Bischof Dr. Felix Genn hatte diese Fragen Mitte November an die Mitglieder des Diözesanrates (das oberste synodale Mitwirkungsgremium im Bistum) und des Diözesankomitees der Katholiken (das oberste Laiengremiun in der Diözese) weiter gegeben. Zudem haben auch einige Verbände, Gruppen und Einzelpersonen die Fragen beantwortet. Die Bischofssynode findet im Oktober 2014 in Rom statt. Sie steht unter dem Thema "Die pastoralen Herausforderungen der Familie im Rahmen der Evangelisierung."

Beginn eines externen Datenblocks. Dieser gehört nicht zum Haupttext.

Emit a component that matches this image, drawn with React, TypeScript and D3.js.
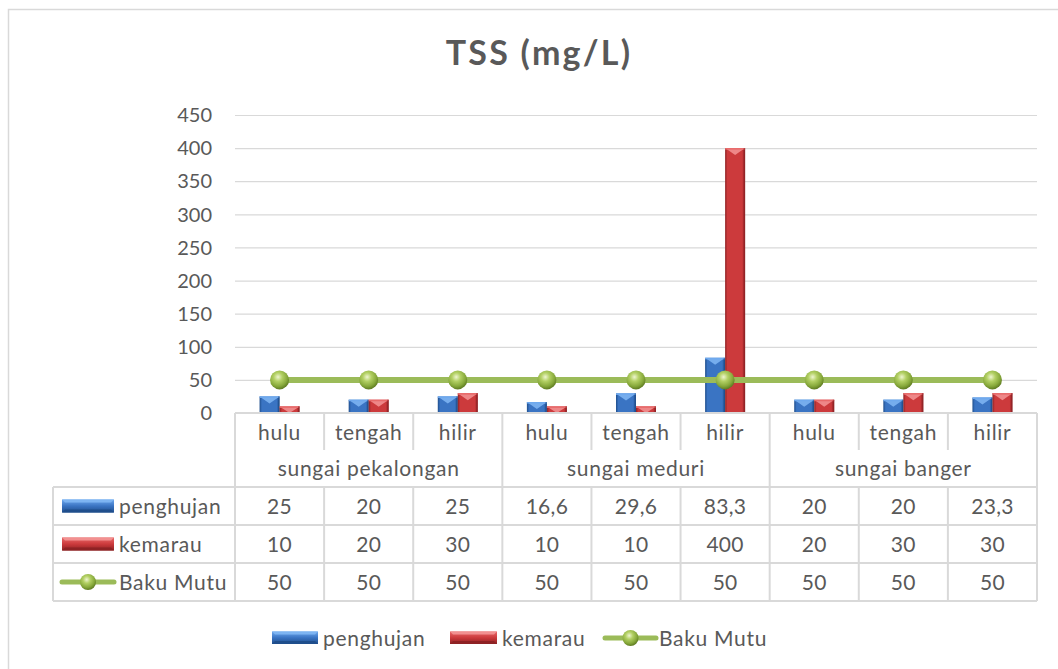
import React from "react";
import * as d3 from "d3";

const categories = ["hulu", "tengah", "hilir", "hulu", "tengah", "hilir", "hulu", "tengah", "hilir"];
const groups = ["sungai pekalongan", "sungai meduri", "sungai banger"];
const penghujan = [25, 20, 25, 16.6, 29.6, 83.3, 20, 20, 23.3];
const kemarau = [10, 20, 30, 10, 10, 400, 20, 30, 30];
const bakuMutu = [50, 50, 50, 50, 50, 50, 50, 50, 50];
const yTicks = [0, 50, 100, 150, 200, 250, 300, 350, 400, 450];

const W = 1058;
const H = 669;
const FONT = "Lato, 'Open Sans', sans-serif";
const TXT = "#595959";
const GRID = "#D9D9D9";
const FS = 21;
const LS = 0.7;

const fmt = (v: number) => String(v).replace(".", ",");

const palettes = {
  blue: { dark: "#1F4E8C", base: "#3A74C3", light: "#6FA9EE", top: "#7DB4F2" },
  red: { dark: "#8E2224", base: "#CC3A3C", light: "#E86A6A", top: "#F29090" },
};

function Bar({ x, y, w, h, kind }: { x: number; y: number; w: number; h: number; kind: "blue" | "red" }) {
  const p = palettes[kind];
  const t = Math.min(7, h, w / 2);
  return (
    <g>
      <rect x={x} y={y} width={w} height={h} fill={`url(#grad-${kind})`} />
      <polygon points={`${x},${y} ${x + w},${y} ${x + w / 2},${y + t}`} fill={p.top} opacity={0.9} />
      <rect x={x} y={y} width={w} height={Math.min(1.5, h)} fill={p.light} />
      <rect x={x + w - 1.5} y={y} width={1.5} height={h} fill={p.dark} opacity={0.6} />
    </g>
  );
}

function Swatch({ x, y, w, h, kind }: { x: number; y: number; w: number; h: number; kind: "blue" | "red" }) {
  const p = palettes[kind];
  return (
    <g>
      <rect x={x} y={y} width={w} height={h} fill={`url(#sw-${kind})`} />
      <polygon points={`${x},${y} ${x + w},${y} ${x + w - 3},${y + 3} ${x + 3},${y + 3}`} fill={p.top} />
      <polygon points={`${x},${y + h} ${x + w},${y + h} ${x + w - 3},${y + h - 3} ${x + 3},${y + h - 3}`} fill={p.dark} />
    </g>
  );
}

function LineKey({ x, y, w }: { x: number; y: number; w: number }) {
  return (
    <g>
      <line x1={x} x2={x + w} y1={y} y2={y} stroke="#9BBB59" strokeWidth={5} strokeLinecap="round" />
      <circle cx={x + w / 2} cy={y} r={8} fill="url(#sphere)" />
    </g>
  );
}

export default function App() {
  const plotL = 235;
  const plotR = 1037;
  const y = d3.scaleLinear().domain([0, 450]).range([413, 115]);
  const idx = categories.map((_, i) => String(i));
  const x0 = d3.scaleBand().domain(idx).range([plotL, plotR]).paddingInner(0).paddingOuter(0);
  const bw = x0.bandwidth();
  const x1 = d3.scaleBand().domain(["p", "k"]).range([0, 40]).padding(0);
  const cx = (i: number) => (x0(String(i)) as number) + bw / 2;

  const line = d3
    .line<number>()
    .x((_, i) => cx(i))
    .y((d) => y(d));

  const rowTops = [487, 525, 563, 601];
  const tableL = 53;
  const txt = { fontFamily: FONT, fontSize: FS, fill: TXT, letterSpacing: LS } as const;
  const num = { fontFamily: FONT, fontSize: FS, fill: TXT, letterSpacing: 0.3 } as const;

  return (
    <svg width={W} height={H} style={{ position: "absolute", left: 0, top: 0, background: "#fff" }}>
      <defs>
        {(["blue", "red"] as const).map((k) => {
          const p = palettes[k];
          return (
            <React.Fragment key={k}>
              <linearGradient id={`grad-${k}`} x1="0" x2="1" y1="0" y2="0">
                <stop offset="0%" stopColor={p.dark} />
                <stop offset="12%" stopColor={p.base} />
                <stop offset="50%" stopColor={p.base} />
                <stop offset="85%" stopColor={p.base} />
                <stop offset="100%" stopColor={p.dark} />
              </linearGradient>
              <linearGradient id={`sw-${k}`} x1="0" x2="0" y1="0" y2="1">
                <stop offset="0%" stopColor={p.light} />
                <stop offset="50%" stopColor={p.base} />
                <stop offset="100%" stopColor={p.dark} />
              </linearGradient>
            </React.Fragment>
          );
        })}
        <radialGradient id="sphere" cx="42%" cy="35%" r="65%">
          <stop offset="0%" stopColor="#EEF5CF" />
          <stop offset="35%" stopColor="#B3D064" />
          <stop offset="75%" stopColor="#86A83A" />
          <stop offset="100%" stopColor="#5F7C22" />
        </radialGradient>
      </defs>

      <rect x={8.5} y={9.5} width={1060} height={700} fill="#fff" stroke={GRID} strokeWidth={1.5} />

      <text x={539} y={65} textAnchor="middle" fontFamily={FONT} fontWeight={700} fontSize={34} letterSpacing={2.2} fill={TXT}>
        TSS (mg/L)
      </text>

      {/* gridlines */}
      {yTicks.slice(1).map((t) => (
        <line key={t} x1={plotL} x2={plotR} y1={y(t) + 0.5} y2={y(t) + 0.5} stroke={GRID} strokeWidth={1.2} />
      ))}
      {yTicks.map((t) => (
        <text key={t} x={212} y={y(t)} dy="0.36em" textAnchor="end" fontFamily={FONT} fontSize={20} fill={TXT}>
          {t}
        </text>
      ))}

      {/* bars */}
      {categories.map((_, i) => {
        const left = cx(i) - 20;
        return (
          <g key={i}>
            <Bar x={left + (x1("p") as number)} y={y(penghujan[i])} w={x1.bandwidth()} h={y(0) - y(penghujan[i])} kind="blue" />
            <Bar x={left + (x1("k") as number)} y={y(kemarau[i])} w={x1.bandwidth()} h={y(0) - y(kemarau[i])} kind="red" />
          </g>
        );
      })}

      {/* line */}
      <path d={line(bakuMutu) as string} fill="none" stroke="#9BBB59" strokeWidth={6} />
      {bakuMutu.map((v, i) => (
        <circle key={i} cx={cx(i)} cy={y(v)} r={9.5} fill="url(#sphere)" />
      ))}

      {/* table lines */}
      <line x1={plotL} x2={plotR} y1={413} y2={413} stroke={GRID} strokeWidth={2} />
      {rowTops.map((ry) => (
        <line key={ry} x1={tableL} x2={plotR} y1={ry} y2={ry} stroke={GRID} strokeWidth={2} />
      ))}
      <line x1={tableL} x2={tableL} y1={487} y2={601} stroke={GRID} strokeWidth={2} />
      {d3.range(categories.length + 1).map((i) => {
        const bx = plotL + i * bw;
        const isGroup = i % 3 === 0;
        return (
          <g key={i}>
            {isGroup ? (
              <line x1={bx} x2={bx} y1={413} y2={601} stroke={GRID} strokeWidth={2} />
            ) : (
              <>
                <line x1={bx} x2={bx} y1={413} y2={450} stroke={GRID} strokeWidth={2} />
                <line x1={bx} x2={bx} y1={487} y2={601} stroke={GRID} strokeWidth={2} />
              </>
            )}
          </g>
        );
      })}

      {/* category labels */}
      {categories.map((c, i) => (
        <text key={i} x={cx(i)} y={432} dy="0.36em" textAnchor="middle" {...txt}>
          {c}
        </text>
      ))}
      {groups.map((g, gi) => (
        <text key={g} x={plotL + (gi * 3 + 1.5) * bw} y={468} dy="0.36em" textAnchor="middle" {...txt}>
          {g}
        </text>
      ))}

      {/* table rows */}
      {[
        { name: "penghujan", vals: penghujan, kind: "blue" },
        { name: "kemarau", vals: kemarau, kind: "red" },
        { name: "Baku Mutu", vals: bakuMutu, kind: "line" },
      ].map((r, ri) => {
        const cy = (rowTops[ri] + rowTops[ri + 1]) / 2;
        return (
          <g key={r.name}>
            {r.kind === "line" ? (
              <LineKey x={62} y={cy} w={52} />
            ) : (
              <Swatch x={62} y={cy - 6.5} w={52} h={13} kind={r.kind as "blue" | "red"} />
            )}
            <text x={119} y={cy} dy="0.36em" {...txt}>
              {r.name}
            </text>
            {r.vals.map((v, i) => (
              <text key={i} x={cx(i)} y={cy} dy="0.36em" textAnchor="middle" {...num}>
                {fmt(v)}
              </text>
            ))}
          </g>
        );
      })}

      {/* legend */}
      <Swatch x={272} y={631.5} w={46} h={12.5} kind="blue" />
      <text x={323} y={638} dy="0.36em" {...txt}>penghujan</text>
      <Swatch x={450} y={631.5} w={47} h={12.5} kind="red" />
      <text x={502} y={638} dy="0.36em" {...txt}>kemarau</text>
      <LineKey x={605} y={638} w={51} />
      <text x={659} y={638} dy="0.36em" {...txt}>Baku Mutu</text>
    </svg>
  );
}
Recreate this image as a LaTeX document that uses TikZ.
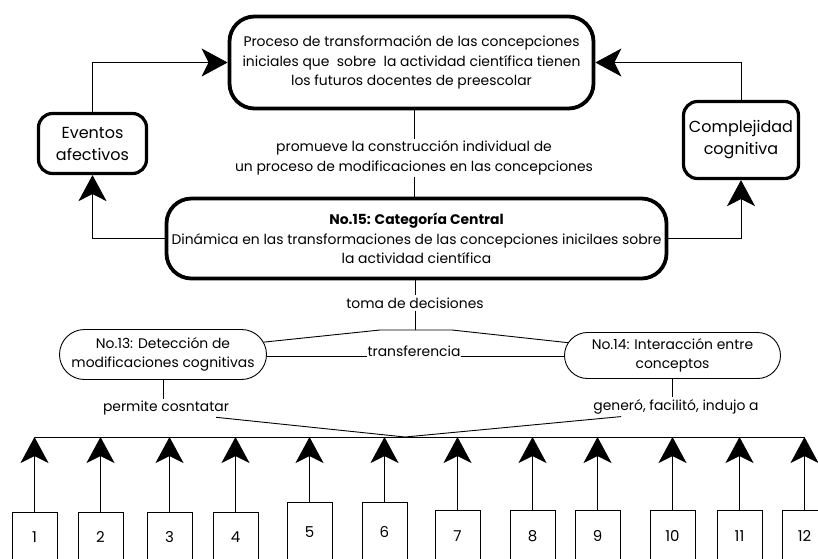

Aus den Antworten, die beim Bistum Münster eingegangen sind, geht hervor, dass für viele Menschen die kirchliche Lehre im alltäglichen Leben keine Bedeutung hat und offensichtlich oft an der Lebenswirklichkeit der Menschen vorbeigeht. Hauptkritikpunkte an der kirchlichen Lehre zu Ehe und Familie sind der Umgang der Kirche mit der Unauflöslichkeit der Ehe, die kirchliche Sexualmoral, die der Kirche unterstellte Reduzierung von Ehe und Partnerschaft auf Kindererzeugung und das Einstehen der Kirche für ein ‚traditionelles’ Familienbild. Kritisiert wird weiter, dass die "Grundsätzlichkeit" kirchlicher Lehrschreiben einen Dialog verhindere. Stattdessen gibt es ein Votum dafür, dass "die Kirche für die von ihr vertretenden Werte werben sollte anstatt reglementierend und sanktionierend vorzugehen."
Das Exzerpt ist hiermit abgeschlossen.